German Chancellor Angela Merkel and U.K. Prime Minister David Cameron will participate in today's EU meeting in Brussels, a day after the 28-nation bloc offered 1.6 billion euros ($2.2 billion) in emergency aid to help the new Ukrainian government avert a default.

Western nations including the U.S. are threatening Russia with sanctions over its military intervention in Crimea while pursuing diplomacy in an effort to defuse the crisis. Russia has accused the West of supporting a coup against Ukraine's former president and rejected EU proposals to broker a settlement.

"We cannot and will not allow the integrity of the sovereignty of the country of Ukraine to be violated and for those violations to go unanswered," U.S. Secretary of State John Kerry said yesterday after meetings in Paris with his counterparts from Russia, the U.K. and Ukraine.

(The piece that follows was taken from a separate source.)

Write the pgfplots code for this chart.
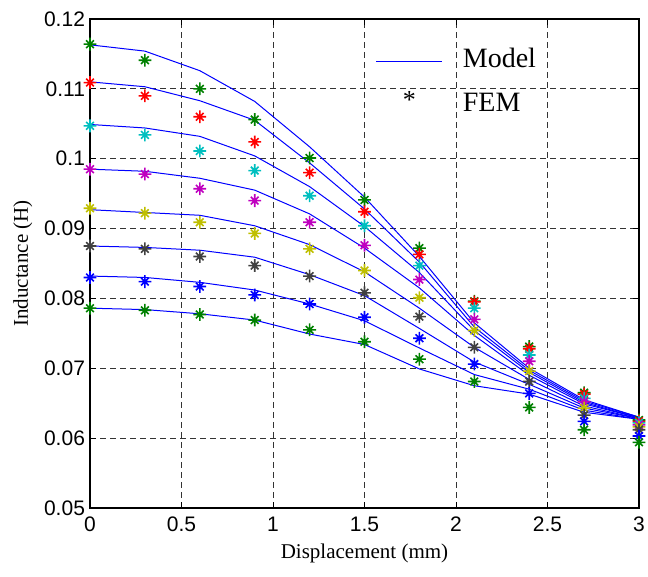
\documentclass[border=0pt]{standalone}
\usepackage{fontspec}
\setmainfont{Liberation Serif}
\newfontfamily\arial{Liberation Sans}
\usepackage{pgfplots}
\pgfplotsset{compat=1.18}
\definecolor{mgreen}{rgb}{0,0.5,0}
\definecolor{mred}{rgb}{1,0,0}
\definecolor{mcyan}{rgb}{0,0.75,0.75}
\definecolor{mmag}{rgb}{0.75,0,0.75}
\definecolor{myel}{rgb}{0.75,0.75,0}
\definecolor{mblack}{rgb}{0.25,0.25,0.25}
\definecolor{mblue}{rgb}{0,0,1}
\pgfdeclareplotmark{mstar}{%
  \pgfpathmoveto{\pgfqpoint{0pt}{\pgfplotmarksize}}%
  \pgfpathlineto{\pgfqpoint{0pt}{-\pgfplotmarksize}}%
  \pgfpathmoveto{\pgfqpoint{\pgfplotmarksize}{0pt}}%
  \pgfpathlineto{\pgfqpoint{-\pgfplotmarksize}{0pt}}%
  \pgfpathmoveto{\pgfqpoint{0.6\pgfplotmarksize}{0.6\pgfplotmarksize}}%
  \pgfpathlineto{\pgfqpoint{-0.6\pgfplotmarksize}{-0.6\pgfplotmarksize}}%
  \pgfpathmoveto{\pgfqpoint{0.6\pgfplotmarksize}{-0.6\pgfplotmarksize}}%
  \pgfpathlineto{\pgfqpoint{-0.6\pgfplotmarksize}{0.6\pgfplotmarksize}}%
  \pgfusepathqstroke}
\pgfplotstableread{
x     m1     m2     m3     m4     m5     m6     m7     m8
0.0   0.1163 0.1110 0.1049 0.0985 0.0927 0.0875 0.0832 0.0786
0.3   0.1154 0.1103 0.1044 0.0982 0.0923 0.0873 0.0830 0.0784
0.6   0.1126 0.1083 0.1032 0.0972 0.0919 0.0869 0.0823 0.0778
0.9   0.1082 0.1055 0.1004 0.0955 0.0904 0.0859 0.0812 0.0769
1.2   0.1017 0.0994 0.0960 0.0921 0.0877 0.0834 0.0792 0.0749
1.5   0.0945 0.0928 0.0903 0.0872 0.0838 0.0804 0.0768 0.0734
1.8   0.0860 0.0852 0.0837 0.0815 0.0786 0.0757 0.0729 0.0699
2.1   0.0765 0.0759 0.0754 0.0747 0.0730 0.0709 0.0691 0.0675
2.4   0.0700 0.0697 0.0694 0.0690 0.0684 0.0677 0.0670 0.0663
2.7   0.0655 0.0653 0.0651 0.0649 0.0646 0.0643 0.0640 0.0637
3.0   0.0630 0.0630 0.0629 0.0629 0.0628 0.0628 0.0627 0.0627
}\model
\pgfplotstableread{
x     f1     f2     f3     f4     f5     f6     f7     f8
0.0   0.1164 0.1109 0.1047 0.0985 0.0929 0.0875 0.0830 0.0786
0.3   0.1141 0.1090 0.1034 0.0978 0.0922 0.0871 0.0824 0.0783
0.6   0.1100 0.1060 0.1011 0.0957 0.0909 0.0860 0.0817 0.0777
0.9   0.1056 0.1024 0.0983 0.0940 0.0893 0.0847 0.0805 0.0769
1.2   0.1001 0.0980 0.0947 0.0909 0.0871 0.0832 0.0792 0.0755
1.5   0.0941 0.0924 0.0904 0.0876 0.0840 0.0808 0.0773 0.0738
1.8   0.0872 0.0863 0.0847 0.0827 0.0801 0.0774 0.0743 0.0713
2.1   0.0796 0.0795 0.0786 0.0770 0.0754 0.0730 0.0706 0.0681
2.4   0.0731 0.0728 0.0719 0.0710 0.0696 0.0681 0.0664 0.0644
2.7   0.0665 0.0663 0.0657 0.0652 0.0643 0.0633 0.0624 0.0612
3.0   0.0626 0.0624 0.0622 0.0619 0.0616 0.0612 0.0603 0.0594
}\fem
\begin{document}
\begin{tikzpicture}
\begin{axis}[
  scale only axis, width=274.5pt, height=244.5pt,
  xmin=0, xmax=3, ymin=0.05, ymax=0.12,
  xtick={0,0.5,...,3}, ytick={0.05,0.06,...,0.12},
  /pgf/number format/assume math mode=true,
  /pgf/number format/fixed, /pgf/number format/precision=2,
  yticklabel style={/pgf/number format/fixed, /pgf/number format/precision=2},
  scaled y ticks=false,
  tick label style={font=\arial\fontsize{10.5}{12}\selectfont},
  xticklabel style={yshift=-1pt},
  yticklabel style={xshift=1pt},
  xlabel={Displacement (mm)}, ylabel={Inductance (H)},
  label style={font=\fontsize{10.5}{12}\selectfont},
  xlabel style={yshift=1pt},
  ylabel style={yshift=-1pt},
  grid=major,
  major grid style={black!80, dash pattern=on 3pt off 2pt, line width=0.5pt},
  axis line style={black, line width=0.6pt},
  tick align=inside, major tick length=3pt, tick style={black, line width=0.5pt},
  legend style={at={(axis cs:1.56,0.1164)}, anchor=north west, draw=none, fill=none,
    font=\fontsize{14}{16}\selectfont, row sep=7pt, inner sep=0pt,
    /tikz/every odd column/.append style={column sep=8pt}},
  legend cell align=left,
  mark size=3.2pt,
]
\addlegendimage{legend image code/.code={\draw[mblue, line width=0.5pt] (0pt,-1pt) -- (33pt,-1pt);}}
\addlegendentry{Model}
\addlegendimage{legend image code/.code={\node[font=\fontsize{13}{14}\selectfont, inner sep=0pt] at (13pt,1pt) {*};}}
\addlegendentry{FEM}
\foreach \c in {m1,m2,m3,m4,m5,m6,m7,m8}{
  \addplot[mblue, line width=0.5pt, no marks, forget plot] table[x=x, y=\c] {\model};
}
\addplot[only marks, mark=mstar, mgreen, line width=0.8pt, forget plot] table[x=x, y=f1] {\fem};
\addplot[only marks, mark=mstar, mred, line width=0.8pt, forget plot] table[x=x, y=f2] {\fem};
\addplot[only marks, mark=mstar, mcyan, line width=0.8pt, forget plot] table[x=x, y=f3] {\fem};
\addplot[only marks, mark=mstar, mmag, line width=0.8pt, forget plot] table[x=x, y=f4] {\fem};
\addplot[only marks, mark=mstar, myel, line width=0.8pt, forget plot] table[x=x, y=f5] {\fem};
\addplot[only marks, mark=mstar, mblack, line width=0.8pt, forget plot] table[x=x, y=f6] {\fem};
\addplot[only marks, mark=mstar, mblue, line width=0.8pt, forget plot] table[x=x, y=f7] {\fem};
\addplot[only marks, mark=mstar, mgreen, line width=0.8pt, forget plot] table[x=x, y=f8] {\fem};
\end{axis}
\pgfresetboundingbox
\path ([xshift=-45pt,yshift=-34.5pt]current axis.south west) rectangle ([xshift=4.5pt,yshift=9.5pt]current axis.north east);
\end{tikzpicture}
\end{document}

Russia's Foreign Minister Sergei Lavrov refused to attend a meeting yesterday with his Ukrainian counterpart in Paris that was urged by Kerry. Lavrov and Kerry met in the French capital in their first face-to-face encounter since Ukrainian president Viktor Yanukovych fled his country during a popular uprising last month.

"We are all concerned at what is happening there," Lavrov told reporters after a meeting last night at the French Foreign Ministry with Kerry and European counterparts. "The discussions will continue, and that's it."

Rebuffing Kerry's efforts to persuade him to speak with acting Ukrainian Foreign Minister Andrii Deshchytsia, Lavrov said to reporters, "Who is it? I didn't see anyone."

While Kerry later said that he had "zero expectation" that Lavrov and Deshchytsia would meet yesterday, the Ukrainian envoy stayed in Paris longer than planned in hopes of such a meeting.

Without elaborating, Kerry said his talks with Lavrov had yielded "something concrete to take back" and discuss with President Barack Obama. The top U.S. diplomat travels to Rome today, as does Lavrov, for meetings on Libya.